The US market was down as well, but it pulled back from the lows of the day because of good earnings out there. From a global risk point of view, if one is mapping the possibility or the threat of a risk-off it is more likely to come out of the European region rather than the US.

The European markets are trading at two-month lows. However, two days will not usher risk-off in a global environment with this flush with so much liquidity. Things will need to get worse whether they will or not through February, one will find out. For now some disturbing signs are picking up in Europe, which the market needs to be cognizant of.

It is a capital raising season here and there have seen some of these phases in the past where a lot of supply hits the market suddenly and most of the interest is focused on getting those issues done. Even from global investors or large institutional investors the focus shifts from chasing a market, which has lost momentum to probably getting some allocation in, high-quality paper, which is coming in at reasonable prices. It is supply season in the market right now and therefore the Nifty is stuck, not going anywhere.

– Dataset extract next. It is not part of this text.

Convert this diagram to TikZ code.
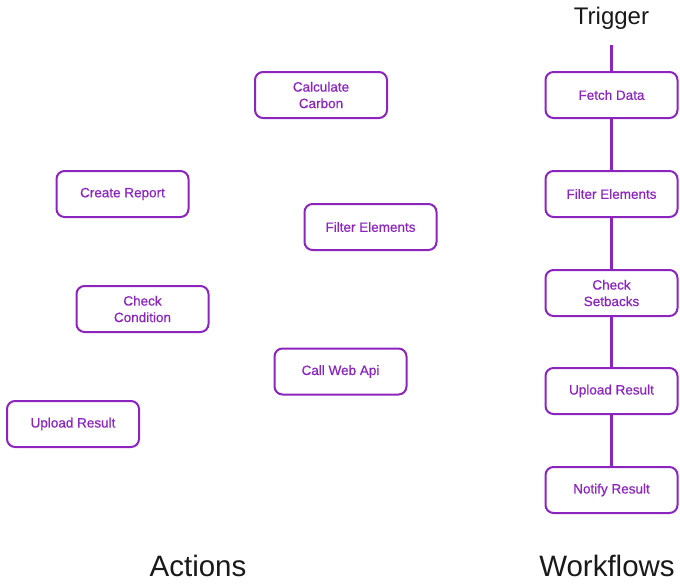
\documentclass[tikz,border=0pt]{standalone}
\usepackage{fontspec}
\setmainfont{Liberation Sans}
\definecolor{pur}{RGB}{140,36,190}
\begin{document}
\begin{tikzpicture}[x=1pt,y=-1pt,
  act/.style={draw=pur,line width=2pt,rounded corners=8pt,minimum width=132pt,minimum height=46pt,align=center,text=pur,font=\fontsize{13.5}{16.5}\selectfont\addfontfeature{FakeBold=0.6},inner sep=0pt},
  link/.style={draw=pur,line width=2.2pt},
  title/.style={font=\fontsize{29.5}{34}\selectfont,text=black!90}]
\useasboundingbox (0,0) rectangle (680,584);
\node[act] (cc) at (321,95) {Calculate\\Carbon};
\node[act] (cr) at (122.5,194) {Create Report};
\node[act] (fe) at (370.5,227) {Filter Elements};
\node[act] (ck) at (142.5,309) {Check\\Condition};
\node[act] (cw) at (340.5,371.5) {Call Web Api};
\node[act] (ul) at (73,424) {Upload Result};
\node[font=\fontsize{24}{28}\selectfont,text=black!90] (tr) at (611.5,18) {Trigger};
\coordinate (trb) at (611.5,45);
\node[act] (w1) at (611.5,95) {Fetch Data};
\node[act] (w2) at (611.5,194) {Filter Elements};
\node[act] (w3) at (611.5,293) {Check\\Setbacks};
\node[act] (w4) at (611.5,391) {Upload Result};
\node[act] (w5) at (611.5,490) {Notify Result};
\draw[link] (trb) -- (w1.north);
\draw[link] (w1) -- (w2);
\draw[link] (w2) -- (w3);
\draw[link] (w3) -- (w4);
\draw[link] (w4) -- (w5);
\node[title] (ta) at (198,566) {Actions};
\node[title] (tw) at (607,566) {Workflows};
\end{tikzpicture}
\end{document}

The best one can say for this market is that it is not assuming a lot of momentum on the downside as well, which is a bit of a relief because if it had broken down conclusively some of this money raising would have had to recoil as well. We started off by saying it is better to focus on individual stocks, but even there we are getting reactions of 5-7 percent every day depending on which way the newsflow is coming.

That’s a better pocket to be looking at because in individual pockets there are opportunities emerging because stocks are reacting very sharply to results or newsflow. There are selling opportunities, which are coming about as well because of very sharp rallies. One should keep his eye on individual stocks. For the Nifty trader or the Bank Nifty trader we are perilously close to the lower end of the trading range, but it is still not conclusive enough to go out and trade aggressively.